• [EXERCISE]:
Wherever a line below holds the word "this", copy that line.

# start of RECORDS TO USE

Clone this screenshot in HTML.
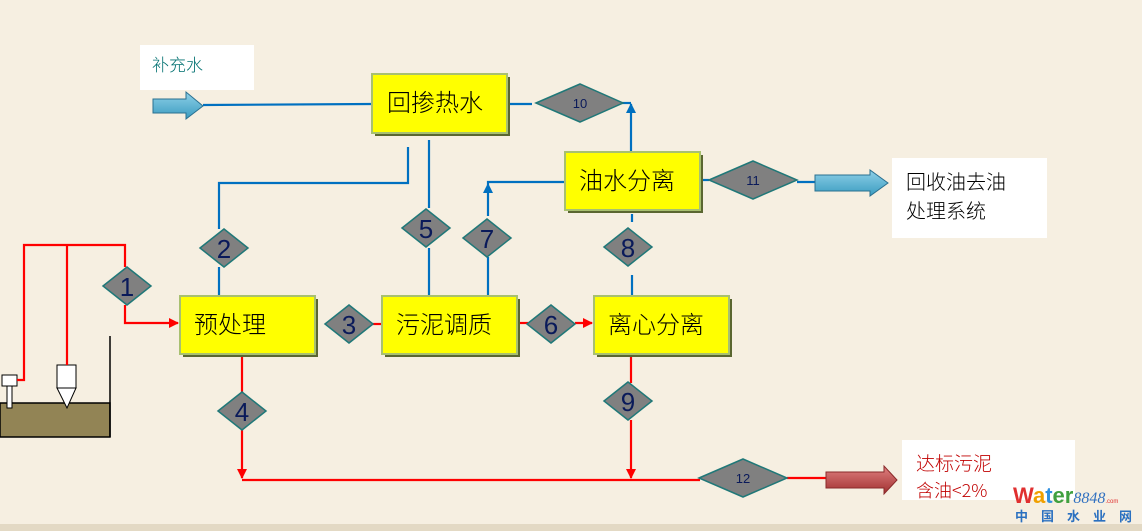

# end of RECORDS TO USE
# start of RECORDS TO USE

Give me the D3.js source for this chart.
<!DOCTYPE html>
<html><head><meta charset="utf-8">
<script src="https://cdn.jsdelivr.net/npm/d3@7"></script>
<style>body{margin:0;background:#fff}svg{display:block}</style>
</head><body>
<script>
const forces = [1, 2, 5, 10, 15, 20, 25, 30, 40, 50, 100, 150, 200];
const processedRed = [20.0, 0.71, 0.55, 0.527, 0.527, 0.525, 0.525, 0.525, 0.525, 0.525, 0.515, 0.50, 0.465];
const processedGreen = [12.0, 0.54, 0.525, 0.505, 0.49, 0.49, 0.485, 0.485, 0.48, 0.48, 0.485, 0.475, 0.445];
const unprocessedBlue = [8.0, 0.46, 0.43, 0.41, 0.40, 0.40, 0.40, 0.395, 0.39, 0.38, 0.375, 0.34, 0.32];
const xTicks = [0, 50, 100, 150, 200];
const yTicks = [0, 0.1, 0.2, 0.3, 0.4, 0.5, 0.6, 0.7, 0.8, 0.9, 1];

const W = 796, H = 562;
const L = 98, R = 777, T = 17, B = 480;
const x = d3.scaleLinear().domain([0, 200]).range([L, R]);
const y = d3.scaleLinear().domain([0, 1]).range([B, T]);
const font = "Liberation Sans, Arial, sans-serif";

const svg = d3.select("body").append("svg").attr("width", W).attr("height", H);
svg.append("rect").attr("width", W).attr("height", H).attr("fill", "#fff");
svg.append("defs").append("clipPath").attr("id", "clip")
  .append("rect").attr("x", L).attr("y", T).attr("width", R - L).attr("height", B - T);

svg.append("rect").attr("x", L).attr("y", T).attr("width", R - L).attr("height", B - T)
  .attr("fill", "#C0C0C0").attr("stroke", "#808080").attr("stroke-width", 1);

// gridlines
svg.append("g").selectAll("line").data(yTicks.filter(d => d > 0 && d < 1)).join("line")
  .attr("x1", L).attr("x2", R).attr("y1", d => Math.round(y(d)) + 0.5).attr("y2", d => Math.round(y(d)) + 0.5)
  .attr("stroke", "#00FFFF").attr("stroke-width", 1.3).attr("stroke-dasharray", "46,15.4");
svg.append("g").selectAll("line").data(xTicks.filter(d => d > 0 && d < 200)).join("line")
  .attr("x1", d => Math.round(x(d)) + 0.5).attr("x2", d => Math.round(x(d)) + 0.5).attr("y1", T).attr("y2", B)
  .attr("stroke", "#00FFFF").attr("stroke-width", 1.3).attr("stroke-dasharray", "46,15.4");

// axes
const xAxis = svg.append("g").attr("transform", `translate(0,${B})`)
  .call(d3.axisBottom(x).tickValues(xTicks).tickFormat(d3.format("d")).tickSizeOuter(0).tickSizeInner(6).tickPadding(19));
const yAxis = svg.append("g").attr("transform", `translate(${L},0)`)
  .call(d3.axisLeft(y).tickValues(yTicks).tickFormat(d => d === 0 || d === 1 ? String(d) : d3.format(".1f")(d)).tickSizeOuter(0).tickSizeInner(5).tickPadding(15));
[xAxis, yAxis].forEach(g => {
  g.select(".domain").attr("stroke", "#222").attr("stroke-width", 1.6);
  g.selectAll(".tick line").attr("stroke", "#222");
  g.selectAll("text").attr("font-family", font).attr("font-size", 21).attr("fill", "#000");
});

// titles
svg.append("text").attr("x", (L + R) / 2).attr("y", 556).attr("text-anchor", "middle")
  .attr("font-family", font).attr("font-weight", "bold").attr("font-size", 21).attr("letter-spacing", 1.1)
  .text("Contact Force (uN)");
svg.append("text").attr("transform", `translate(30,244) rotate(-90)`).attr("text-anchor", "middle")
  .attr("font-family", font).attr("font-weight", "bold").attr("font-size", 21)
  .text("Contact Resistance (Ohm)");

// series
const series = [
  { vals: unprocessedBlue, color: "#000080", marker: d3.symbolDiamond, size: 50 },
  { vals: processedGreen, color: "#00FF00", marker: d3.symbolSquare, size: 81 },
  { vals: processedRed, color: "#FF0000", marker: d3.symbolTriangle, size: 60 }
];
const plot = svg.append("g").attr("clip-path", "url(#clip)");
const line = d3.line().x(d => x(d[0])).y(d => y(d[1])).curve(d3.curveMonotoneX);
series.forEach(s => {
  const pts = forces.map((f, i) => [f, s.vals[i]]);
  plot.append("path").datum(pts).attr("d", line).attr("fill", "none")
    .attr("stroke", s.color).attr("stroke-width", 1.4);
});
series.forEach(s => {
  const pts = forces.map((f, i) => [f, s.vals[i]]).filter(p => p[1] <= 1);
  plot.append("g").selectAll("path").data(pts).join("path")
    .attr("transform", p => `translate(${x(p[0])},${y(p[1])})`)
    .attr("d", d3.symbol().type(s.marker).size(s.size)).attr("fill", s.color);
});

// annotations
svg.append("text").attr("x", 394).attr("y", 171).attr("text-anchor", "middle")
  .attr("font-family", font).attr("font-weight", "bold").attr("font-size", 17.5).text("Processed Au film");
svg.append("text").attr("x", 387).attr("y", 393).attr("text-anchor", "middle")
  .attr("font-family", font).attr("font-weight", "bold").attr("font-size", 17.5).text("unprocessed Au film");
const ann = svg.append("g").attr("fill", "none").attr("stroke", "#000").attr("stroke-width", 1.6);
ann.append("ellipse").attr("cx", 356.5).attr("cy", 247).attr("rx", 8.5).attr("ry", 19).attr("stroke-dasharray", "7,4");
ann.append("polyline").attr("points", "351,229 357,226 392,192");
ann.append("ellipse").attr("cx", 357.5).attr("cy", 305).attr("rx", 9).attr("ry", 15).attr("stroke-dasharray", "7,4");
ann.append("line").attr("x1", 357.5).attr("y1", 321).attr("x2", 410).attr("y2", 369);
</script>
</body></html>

# end of RECORDS TO USE

• [COMPLETED TASK]:
Clone this screenshot in HTML.
Give me the D3.js source for this chart.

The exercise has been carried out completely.